What Can You Do When It Comes To Duplicate Content?
Clement Foo
Senior Digital Content Manager
Content that appears on the Internet in more than one location is called a duplicate. This means that if the same content appears at more than one unique website address (URL), you have got duplicate content. Although having duplicate content on one’s site is not technically a penalty, it can impact search engine rankings. This happens because search engines will have a hard time deciding which version is more relevant to a particular search query. In this post, you will learn more about the common causes of duplicate content and various strategies to tackle the problem.
Scraped or Copied Content
Content can be anything from product information pages to editorial content to blog posts. Oftentimes, scrapers (websites that steal your content) republishing your content on their own sites are a common source of duplicate content. For e-commerce sites, it is common for many websites to sell the same products. Business owners in this field typically copy and paste identical items’ manufacturer’s descriptions on their websites. That’s why similar content winds up in multiple URLs across the Internet.
WWW, non-WWW, HTTP, and HTTPS pages
Some website owners may have identical websites with different URL prefixes. For example,
- www.yourwebsite.com
- yourwebsite.com
- http://www.yourwebsite.com
- https://www.yourwebsite.com
If either pair of websites are live at the same time (with the same content), you have effectively created duplicates of the web pages.
301 Redirects
Today, one of the best ways to tackle duplicate content is to set up 301 redirects. If a visitor clicks on a link that leads to the duplicate page, he or she will be automatically redirected to the original content page. When multiple web pages with the potential to rank well are consolidated into a single page, one prevents them from competing with one another. This change helps create enhance relevancy and popularity signal. All these will positively impact the original content page so that it ranks well.
Meta Noindex, Follow Tags
When utilized with Noindex,Follow values, meta robots come in handy when tackling duplicate content problems. Also known as Meta Noindex,Follow, website owners can add this meta robots tag to the HTML head of each individual page that need to be excluded from a search engine’s index.
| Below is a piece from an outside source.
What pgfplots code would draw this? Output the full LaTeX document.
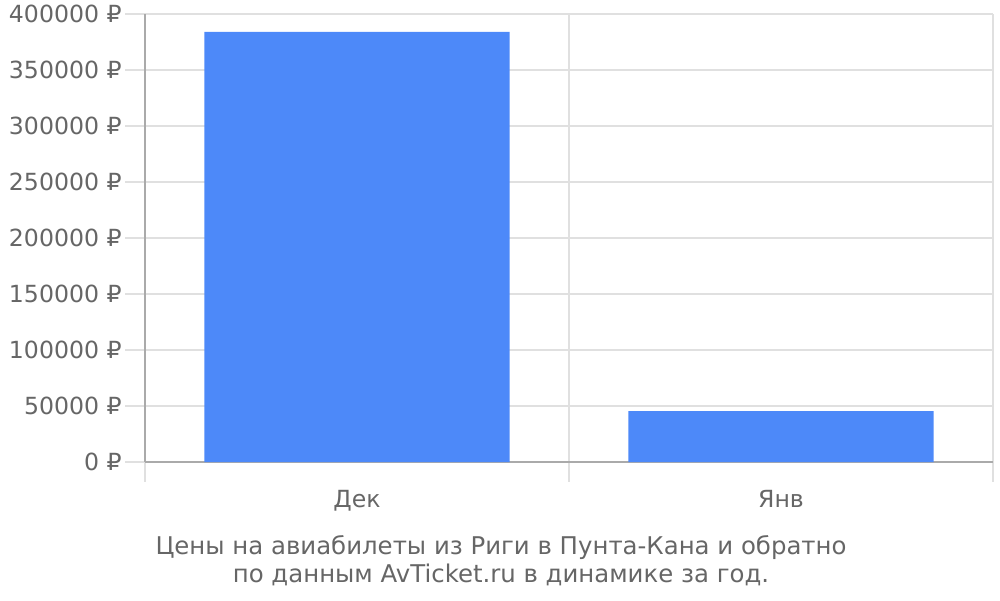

Using the rel=”canonical” Attribute
The rel=canonical attribute is another viable solution for resolving duplicate content issues. The attribute is designed to inform search engines that a certain web page should be treated as though it was a copy of a specified URL. This means that all of the ranking metrics, content metrics, and links that search engines apply to the duplicate page should be credited to the original URL instead.
Implement Consistent Link Structure
Your website’s internal linking structure should be consistent. For example, if your webmaster or team determines that the canonical version of a domain is www.yourrealwebsite.com/, then all internal links should go to http://www.yourrealwebsite.com/ rather than http://yourrealwebsite.com/. Notice that the latter is missing the “www.”
While many business owners do not intentionally create duplicate content, it does not mean that duplicates aren’t out there. That’s why you should utilize a plagiarism checker before publishing your content.